Lunes del ajedrez: Yo, el peón

Exlibris de Jorge Hernández, ajedrecista y marchante de arte.

Por Óscar Domínguez Giraldo

Los proletarios peones del ajedrez somos la sal de la vida de este juego perfecto como una mujer de medidas 90-60-90.

Entre las piezas del ajedrez, somos las únicas que tienen reservado el derecho a la reencarnación o resurrección. Esto ocurre cuando llegamos a la tierra de promisión de la octava casilla de nuestro contradictor. 

En esa sala de partos de la octava casilla cambiamos de sexo de la mano de nuestro ginecobstetra de cabecera (el propio jugador). El nuestro es el único caso de travestismo o cambio de sexo incruento.

Como peón, soy al mismo tiempo Liliput y Gulliver. Si me toca

arrancar de David al principio del juego, el «contexto» me puede

convertir en Goliat. Encarnamos la discreta importancia de saber ser pequeños. 

Vivimos con la vida peniente del tablero blanco y negro. Somos daltónicos de dos colores.

En esa democracia lúdica que es el ajedrez nos codeamos con el blancaje del juego ciencia. Como peón, amo la plasticidad y versatilidad de mi dama; compadezco las limitaciones de eunuco del rey (de burlas); envidio la estética agilidad y la lealtad del caballo; alabo la vida en diagonal del alfil y celebro la  eficiencia  demoledora de la torre.

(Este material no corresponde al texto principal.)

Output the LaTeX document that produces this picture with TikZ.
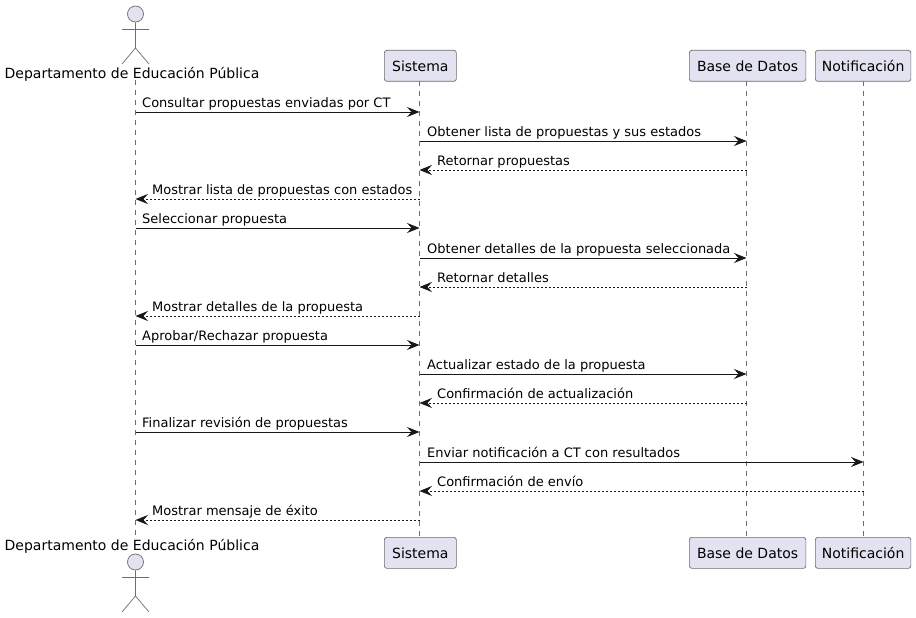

Si perro no come perro, peor para ellos. Cuando nos toca practicar la necesaria antropofagia del ajedrez, nos comemos los unos a los otros. Es nuestro mejor menú. Y maná.

A los peones nos gusta la lucha hasta quedar desnudos. Consideramos las tablas como la muerte del ajedrez (Fischer dixit), un monumento al bostezo, un epitafio a la falta de ganas. La pereza en su peor-mejor expresión.

Así se refiere a mí el cubano Cabrera Infante en  su perfil sobre su paisano Capablanca, excampeón mundial : «… esa pieza que se parece extrañamente a un clítoris que se mueve inexorable hacia la reina opuesta». 

Para acabar con la monotonía, Fischer propuso alguna vez alterar la posición de las piezas al principio de las partidas; Capablanca sugirió agregar dos peones más. El mundo blanco y negro guardó silencio más que mudo. Aunque de pronto hay ensayos pero todas las ideas pasan al cuarto del reblujo.

Los peones – cenicientas de tacón bajito- vivimos en período de prueba. Amamos el juego por el juego. Nos jugamos íntegros siempre. Hasta dejar las tripas en cada juego, como dice el Nobel García Márquez que se debe escribir.

Nadie se ha preguntado qué pasaría si hubiera huelga de peones.

Elemental, queridos Watsons: se acabaría el espectáculo, y el hindú que inventó el ajedrez habría perdido su tiempo. Témanle a una escasez de mujeres y a un silencio de peones.

Cuando por alguna escaramuza del destino quedo en la anómala  posición de peón doblado, para superar el bochorno me figuro que quedé en actitud de tas-tas, como se estila en el billar. Ya habrá tiempo para desdoblar mi personalidad.

A veces se me presenta la alternativa de asumir como peón al vuelo o al paso. Son gajes del oficio de la peonada. Entonces toca sacar todo el pragmatismo que llevo por dentro para decidir entre las dos opciones.

No somos de los mismos con las mismas. Así como nadie se baña dos meses en el mismo río, nunca jugamos la misma partida. Es la lección de creatividad permanente que los de  la hermandad de las piezas le damos al insoportable «homo vestidus».

Y que lo sepan de una vez: vinimos para quedarnos. A los jueguitos de la era de internet les llevamos más de dos mil años de ventaja. Ninguno nos va a sacar a sombrerazos del tablero. O sea de la vida. (Líneas pasadas por latonería y pintura).